Kalasin colours (and sounds)
- the1treefarm
- Jul 12
- 4 min read
Updated: Jul 14
Life in the countryside is odd. Time appears to move slowly, then all of a sudden a year passes and you realise you still haven’t got around to writing that blog post.
It’s hard figuring out why the gap started or why it was allowed to grow as it did. You could put it down to time, which isn’t really the case. Or motivation, which isn’t true either. I often think about things to write about.
I’ve thought of lots of potential reasons but in the end it’s quite simple. Life here becomes normal, and who wants to read about normal.
We’ve now been living in rural Kalasin, in north-east Thailand, for four years. We moved in before the house was finished, when the field we looked out onto was a simply that - a field, and we did it all so quickly we never gave ourselves a chance for a second thought.
But we are still here, and loving it more than ever. Our garden is full of greenery - as it should be at this time of year - and the trees are taller, fuller, and teeming with birds.
A sooty headed bul bul - quite the name, quite a looker, and a beauty of a singer - starts the first song of the day just after 5am; a little daffodil yellow Asian golden weaver pops out from its weaved nest hanging precariously over our pond, checking out what’s going on; even the teams of sparrows bickering over who knows what - together they create a cacophony of songs and chirps.
Our house in the country is anything but quiet.
The noises shift and change through the day. Breakfast and dinner are dominated by our arboreal neighbours. Throughout the day the chorus of our three dogs takes centre stage. It’s starts unexpectedly, reaches a range of volumes, and usually dies quickly, depending on who, or what, catches their attention. They particularly don’t like passing motorbikes with welded on sidecars. It’s likely a combination of their noise, their ambling speed, and the fact the rider often has a stick to swipe at dogs throughout the area that draws our dogs to chasing them.

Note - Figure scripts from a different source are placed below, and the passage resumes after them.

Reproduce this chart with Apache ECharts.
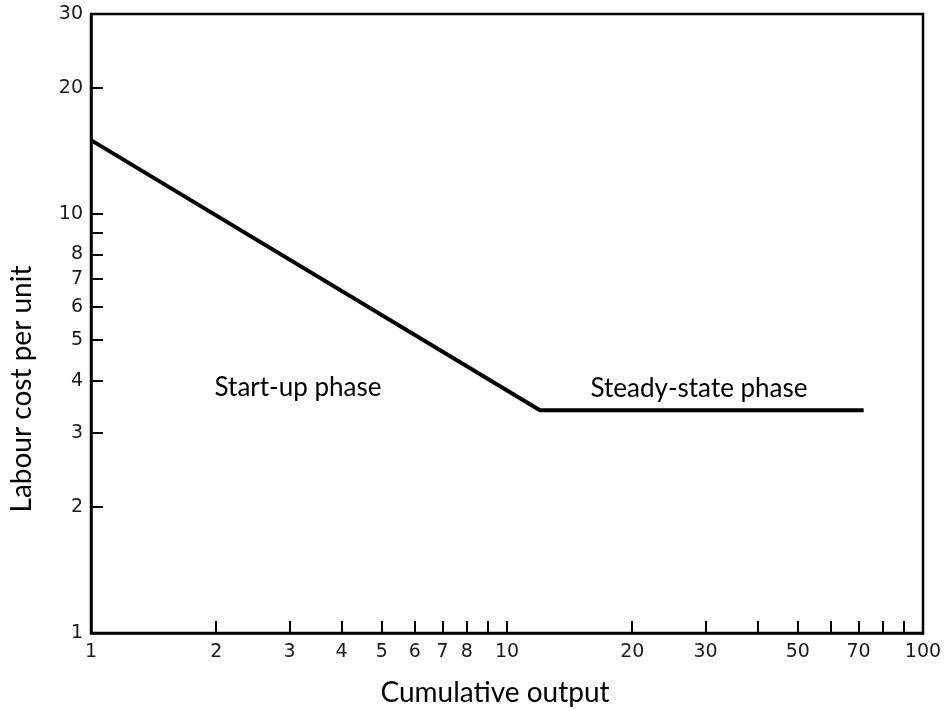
<!DOCTYPE html>
<html><head><meta charset="utf-8">
<script src="https://cdn.jsdelivr.net/npm/echarts@6/dist/echarts.min.js"></script>
<style>html,body{margin:0;padding:0;background:#fff}#c{width:946px;height:711px}</style>
</head><body><div id="c"></div>
<script>
const costCurveX = [1, 12, 72];
const costCurveY = [15, 3.4, 3.4];
const xTickValues = [2,3,4,5,6,7,8,9,10,20,30,40,50,60,70,80,90];
const xLabelValues = [1,2,3,4,5,6,7,8,10,20,30,50,70,100];
const yTickValues = [2,3,4,5,6,7,8,9,10,20];
const yLabelValues = [1,2,3,4,5,6,7,8,10,20,30];
const xTitle = 'Cumulative output';
const yTitle = 'Labour cost per unit';
const phaseLabels = ['Start-up phase', 'Steady-state phase'];

const chart = echarts.init(document.getElementById('c'), null, {renderer: 'canvas'});
const tickFont = {fontFamily: 'DejaVu Sans', fontSize: 19, color: '#1a1a1a'};
const titleFont = {fontFamily: 'Lato', fontSize: 28, fill: '#000'};
chart.setOption({
  animation: false,
  backgroundColor: '#fff',
  grid: {left: 91, right: 23, top: 14, bottom: 78, show: true, borderColor: '#000', borderWidth: 2.5, backgroundColor: 'transparent'},
  xAxis: {
    type: 'log', logBase: 10, min: 1, max: 100,
    axisLine: {lineStyle: {color: '#000', width: 2.5}},
    axisTick: {show: true, inside: true, length: 12, customValues: xTickValues, lineStyle: {color: '#000', width: 2}},
    axisLabel: Object.assign({margin: 10, customValues: xLabelValues}, tickFont),
    splitLine: {show: false}, minorTick: {show: false}
  },
  yAxis: {
    type: 'log', logBase: 10, min: 1, max: 30,
    axisLine: {lineStyle: {color: '#000', width: 2.5}},
    axisTick: {show: true, inside: true, length: 12, customValues: yTickValues, lineStyle: {color: '#000', width: 2}},
    axisLabel: Object.assign({margin: 8, customValues: yLabelValues}, tickFont),
    splitLine: {show: false}, minorTick: {show: false}
  },
  series: [{
    type: 'line', symbol: 'none',
    data: costCurveX.map((x, i) => [x, costCurveY[i]]),
    lineStyle: {color: '#000', width: 4}
  }],
  graphic: [
    {type: 'text', x: 495, y: 693, style: Object.assign({text: xTitle, align: 'center', verticalAlign: 'middle'}, titleFont)},
    {type: 'text', x: 22, y: 389, rotation: Math.PI / 2, style: Object.assign({text: yTitle, align: 'center', verticalAlign: 'middle'}, titleFont)},
    {type: 'text', x: 298, y: 388, style: {text: phaseLabels[0], align: 'center', verticalAlign: 'middle', fontFamily: 'Lato', fontSize: 26, fill: '#000'}},
    {type: 'text', x: 699, y: 389, style: {text: phaseLabels[1], align: 'center', verticalAlign: 'middle', fontFamily: 'Lato', fontSize: 26, fill: '#000'}}
  ]
});
</script></body></html>
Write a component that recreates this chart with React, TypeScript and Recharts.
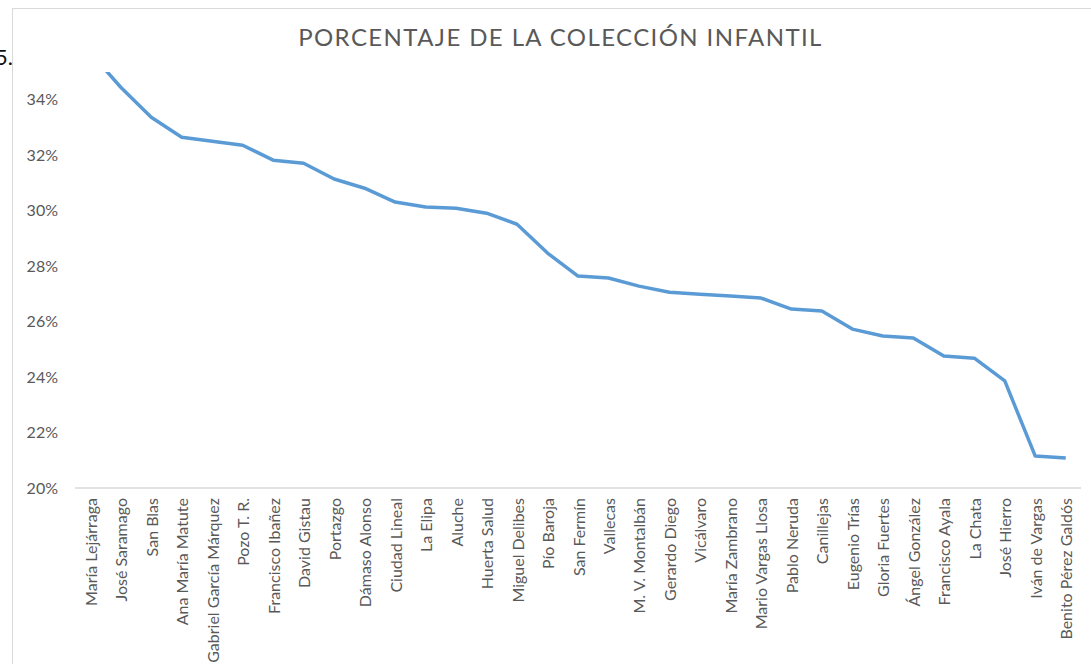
import React from "react";
import { LineChart, Line, XAxis, YAxis } from "recharts";

const categories: string[] = [
  "María Lejárraga", "José Saramago", "San Blas", "Ana María Matute", "Gabriel García Márquez",
  "Pozo T. R.", "Francisco Ibañez", "David Gistau", "Portazgo", "Dámaso Alonso",
  "Ciudad Lineal", "La Elipa", "Aluche", "Huerta Salud", "Miguel Delibes",
  "Pío Baroja", "San Fermín", "Vallecas", "M. V. Montalbán", "Gerardo Diego",
  "Vicálvaro", "María  Zambrano", "Mario Vargas Llosa", "Pablo Neruda", "Canillejas",
  "Eugenio Trías", "Gloria Fuertes", "Ángel González", "Francisco Ayala", "La Chata",
  "José Hierro", "Iván de Vargas", "Benito Pérez Galdós",
];

const percentages: number[] = [
  35.7, 34.45, 33.37, 32.65, 32.5,
  32.36, 31.82, 31.71, 31.14, 30.81,
  30.31, 30.13, 30.09, 29.91, 29.51,
  28.47, 27.64, 27.57, 27.28, 27.06,
  26.99, 26.92, 26.85, 26.45, 26.38,
  25.73, 25.48, 25.41, 24.76, 24.68,
  23.86, 21.15, 21.08,
];

const yTicks: number[] = [20, 22, 24, 26, 28, 30, 32, 34];
const title = "PORCENTAJE DE LA COLECCIÓN INFANTIL";

const data = categories.map((name, i) => ({ name, value: percentages[i] }));

const FONT = "Lato, 'Open Sans', sans-serif";
const GREY = "#595959";

const XTick = (props: any) => {
  const { x, y, payload } = props;
  return (
    <text
      x={x}
      y={y}
      transform={`rotate(-90, ${x}, ${y})`}
      textAnchor="end"
      dominantBaseline="central"
      fill={GREY}
      fontSize={16}
      fontFamily={FONT}
    >
      {payload.value}
    </text>
  );
};

export default function App() {
  return (
    <div
      style={{
        position: "absolute",
        left: 0,
        top: 0,
        width: 1091,
        height: 664,
        overflow: "hidden",
        background: "#fff",
      }}
    >
      <div
        style={{
          position: "absolute",
          left: 12,
          top: 8,
          width: 1200,
          height: 800,
          border: "1.5px solid #D9D9D9",
          boxSizing: "border-box",
        }}
      />
      <div
        style={{
          position: "absolute",
          left: -5,
          top: 43,
          fontFamily: FONT,
          fontSize: 22,
          color: "#111",
        }}
      >
        5.
      </div>
      <div
        style={{
          position: "absolute",
          left: 0,
          top: 21.5,
          width: 1121,
          textAlign: "center",
          fontFamily: FONT,
          fontSize: 24,
          letterSpacing: 1.4,
          color: GREY,
          whiteSpace: "nowrap",
        }}
      >
        {title}
      </div>
      <div style={{ position: "absolute", left: 0, top: 0 }}>
        <LineChart
          width={1091}
          height={664}
          data={data}
          margin={{ top: 72, right: 10, bottom: 0, left: 0 }}
        >
          <XAxis
            dataKey="name"
            interval={0}
            tick={<XTick />}
            tickLine={false}
            tickSize={0}
            tickMargin={10}
            height={176}
            padding={{ left: 15.25, right: 15.25 }}
            axisLine={{ stroke: "#D9D9D9", strokeWidth: 1.5 }}
          />
          <YAxis
            type="number"
            domain={[20, 35]}
            allowDataOverflow
            ticks={yTicks}
            interval={0}
            width={75}
            axisLine={false}
            tickLine={false}
            tickSize={0}
            tickMargin={17}
            tickFormatter={(v: number) => `${v}%`}
            tick={{ fill: GREY, fontSize: 16, fontFamily: FONT }}
          />
          <Line
            type="linear"
            dataKey="value"
            stroke="#5B9BD5"
            strokeWidth={3.5}
            dot={false}
            activeDot={false}
            isAnimationActive={false}
            strokeLinejoin="round"
          />
        </LineChart>
      </div>
    </div>
  );
}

After dark can be quiet, but when the frogs start you know all about it. Sitting next to a few acres of rice fields gives us a very serene landscape to view. Those fields are home to a vast array of animals, of which frogs are the loudest. When they begin, usually after a good dose of sunset rain, villagers are drawn out, sporting a head torch and a net as they hunt for frogs, but will take anything else that comes their way: crabs, birds, insects - anything. This is when evening dog shift gets underway, as they get concerned about the unknown lights approaching our house.
We have three dogs officially, but two others are almost permanent fixtures on our land. Three citizens, one with permanent, but not fixed, permission to stay, and the last one with a multiple entry visa with no apparent expiry date, if you could look at it that way. The citizens have the benefit of all meals, balcony access, and their shared kennel. Some bark often, some rarely, but when their nighttime howling chorus gets going they are all in sync and it can sound quite wonderful.
But this time of year is really about the colours. From the start of the year cool season turns to dry, then hot season quickly appears and everything turns dusty and brown. Then the rains start: the grass that had almost disappeared is back and standing tall; Fruit bursts from the trees - this year was a bumper mango year and we’re only just seeing the last of them now; and everything blooms.
I love how the nursery fields for rice sway in the wind, bringing out the different shades of green. It looks like hundreds of shades all moving as one.
And it’s the greenery that’s the striking thing about this time of year. As if they know they have a limited time to maximize growth every plant or blade of grass just puts all their energy into growing. The difference between hot and wet season is as stark as the change between both seasons is quick.

Coco cheekily moving through young rice.
This year I found out we have more varieties of mango than I knew possible. Different flavours, different textures, but most of all different colours. The king, and queen, of fruits, with plenty of very worthy princes and princesses. We have around 60 trees and we’d happily plant more. Finding a product we can make out of them would be good, as many of the fruit were not picked this year, although they’ll make the soil richer as they rot where they dropped.
Up above, the sky can bring both sights and sounds. Storms can be almost operatic, as different parts of the sky flash white or thump and make you jump, and those busy skies give breathtaking sunsets.
It’s all this and more that makes us certain we are where we belong, and despite only living here for four years I can barely remember living anywhere else.
Life in the countryside may be odd. But it’s also quite wonderful.